To put it another way: With all the MO talk against da'as Torah, look
how much ink was spilled (and how many bits were arranged?) discussing
RYBS's and RAS's versions of Zionism and whether one can/should give
back territory. Their pictures hanging on their students' walls to
remind them -- not of information, but of the culture, attitudes and
"feel" of their rebbe's shiur room.

: What is the flow of the mesorah? A large part of it is information -
: and thus, academic/objective information can be just as much a part of
: the mesorah, IMO....

Academic information is about it, not it. (To rephrase YU's JSS's
motto: It, not About It. Good motto for a kiruv yeshiva.) It's all
part of my focus on not just knowing, but internalizing. That concept
called "daas Torah". Regardless of how far you believe it should
extend, defining one's derekh ba'avodah is included, no?
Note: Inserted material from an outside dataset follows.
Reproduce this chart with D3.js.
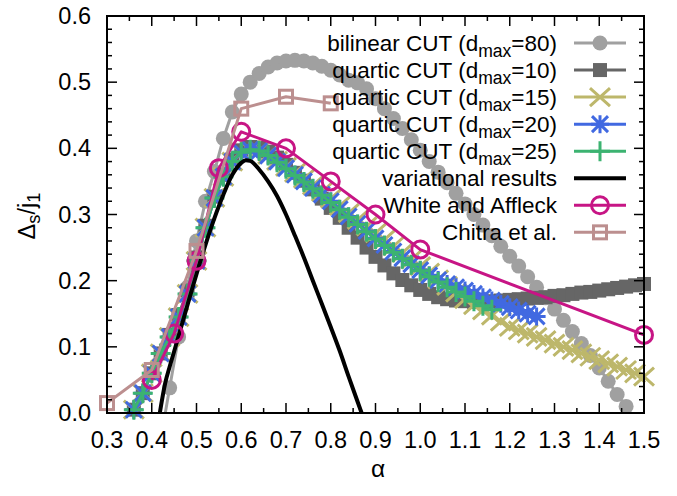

And I would say this objection is even more central to why I can not
accept RJA's point. We started by discussing why REB's line of
reasoning, no matter how convincing I found it, would never suffice
for me to be the basis of my relationship to the halakhah. The role of
studying history isn't being denied, it's being defined as different
than what I look for in a moreh derekh. And, on the "history" thread
about mesrash, not what I believe Chazal would put in the collection
of the mesorah we call "Talmud [Torah] Bavli" (parenthetic addition
RAEK's).

:                     I find myself wishing quite often, actually, that
: Chazal were more interested in history per se, because I find that
: even history without a lesson, but rather, just stam history for its
: own sake, makes me feel connected.
: I've never understood the objection, for example, to a certain Chumash
: narrative being stam history. If it has a lesson, yofi, but if not,
: what's the problem? Suppose there were no lessons to learn from the
: Avot and Imot - do you think that then you could dispense with their
: history? ...

Not just Chazal... Look how paltry the biographies of the avos and
Moshe Rabbeinu are. Missing decades in Avraham's life... not even his
re-discovery of monotheism is covered. Large chunks missing from
Moshe's life. No description of the majority of the time in the
midbar. Etc...

SheTir'u baTov!
-micha

-- 
Micha Berger             "Man wants to achieve greatness overnight,
micha at aishdas.org        and he wants to sleep well that night too."